Hotaru Tachibana is a high school student with a strong sense of justice, and often attacks first and asks questions later. This is the case when Tachibana storms into a host club with the intent of avenging her wronged friend, and is challenged to an airsoft gun duel by the club’s most popular host, Masamune Matsuoka. After Tachibana causes significant damage to the club in her quest for vengeance, Matsuoka makes her join his airsoft team Toy Gun Gun in order to pay off the debt. A few airsoft games are a small price to pay for erasing what she owes, but things get more complicated when Matsuoko reveals that Toy Gun Gun has a no-girl policy, and has completely failed to realise that short-haired, fist-throwing Tachibana is a girl. Now Tachibana has to hide this fact from Matsuoka and his teammate, the erotic manga artist Toru Yukimura, or she won’t be able to pay off her debt. To make matters worse, Tachibana actually starts to like playing airsoft, and is caught in the tricky situation of telling her new friends the truth, or losing her place in the team.
Aoharu X Machinegun has a strong Ouran High School Host Club vibe from the first episode, but this disappears quickly and the debt and host-club aspect of the show are dropped almost immediately. All that’s left after that is the fact that Matsuoka and Yukimura are unaware that Tachibana is a girl. From there, Aoharu X Machinegun creates its own identity by focusing on the Tachibana’s introduction to playing airsoft and her relationships with the people that play it. There’s not much content outside of the airsoft matches, so don’t expect any beach episodes that are often staples of anime. It’s basically all airsoft all the time, with the members of Toy Gun Gun mostly meeting with each other to train, buy airsoft equipment, or take part in matches.
Tonally, Aoharu X Machinegun is kind of all over the place. At first it’s extremely silly and the show is full of heightened levels of violence, such as when Tachibana launches herself off the ground and creates a small crater or when she punches a wall so hard she leaves a massive dent. Yukimura’s love for erotic manga and video games also makes him and his actions the butt of a few jokes due to his fanaticism. Despite some of the more sexual jokes getting old fast and bordering on frustrating, Aoharu X Machinegun still manages to have a fun atmosphere, with some fast-paced and interesting action sequences, peppered with the usual friendship and inspirational speeches before, during, and after matches. That being said, the show often has a serious case of mood whiplash and these silly moments are punctuated with scenes of emotional intensity, and there’s several mentions of sadism and masochism thanks to Yukimura’s hobbies and because of the character Nagamasa Midori, a member of the airsoft team Hoshishiro. Midori is a fun character, but on the airsoft field he is brutal, and this is pretty obvious by his actions towards other characters and how he dominates them on and off the field. All these elements jumbled together in one anime makes for a sometimes confusing, but nonetheless fun time if you’re not too concerned with fluctuating tones.

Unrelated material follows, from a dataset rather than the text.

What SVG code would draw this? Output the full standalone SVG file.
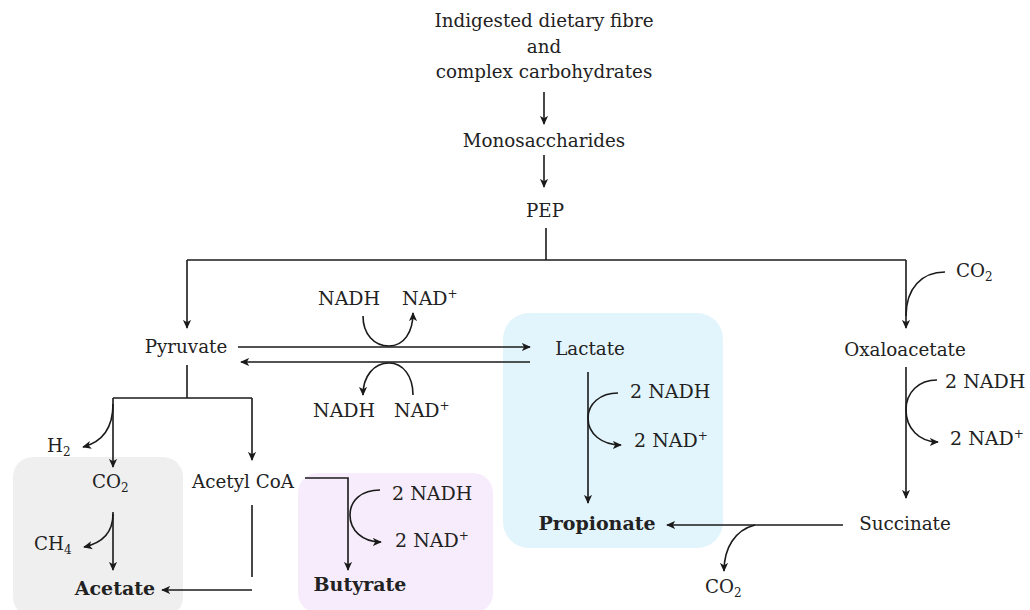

The thirteenth and final episode of Aoharu X Machinegun is a special that involves the characters going to an airsoft match where their opponents are cosplayers (with some really creative cosplays, including the Statue of Liberty and a Christmas tree). It’s ridiculously hilarious, and after watching it a part of me wishes that the whole show matched the tone of that episode just because of how fun it was. Then again, the fluctuating intensity of the tones in Aoharu X Machinegun are what makes it memorable, but at least the last episode was bursting with humour and went out with a bang.
I have personally described Aoharu X Machinegun as Ouran High School Host Club with airsoft guns to friends, but truthfully the show is a lot more than that. It’s complicated tonally, and there are some intense moments where some characters intimidate and hurt each other. Because of this, the show has a strong identity (even if it’s sometimes confusing) and overall, it makes for a fun ride. Fair warning that episode 12, the end of the main story and character arc, seems to come out of nowhere and cuts off awkwardly. From some research I know that this is because it is the only place in the manga the show is based on could end without moving onto the next arc, but it’s still a little underwhelming after the events of the last airsoft match of the show. Still, Aoharu X Machinegun is a lot of fun, and if you even have the slightest interest in it from this review, I urge you to check it out.
A review copy was provided by Madman Entertainment to the author for the purpose of this review.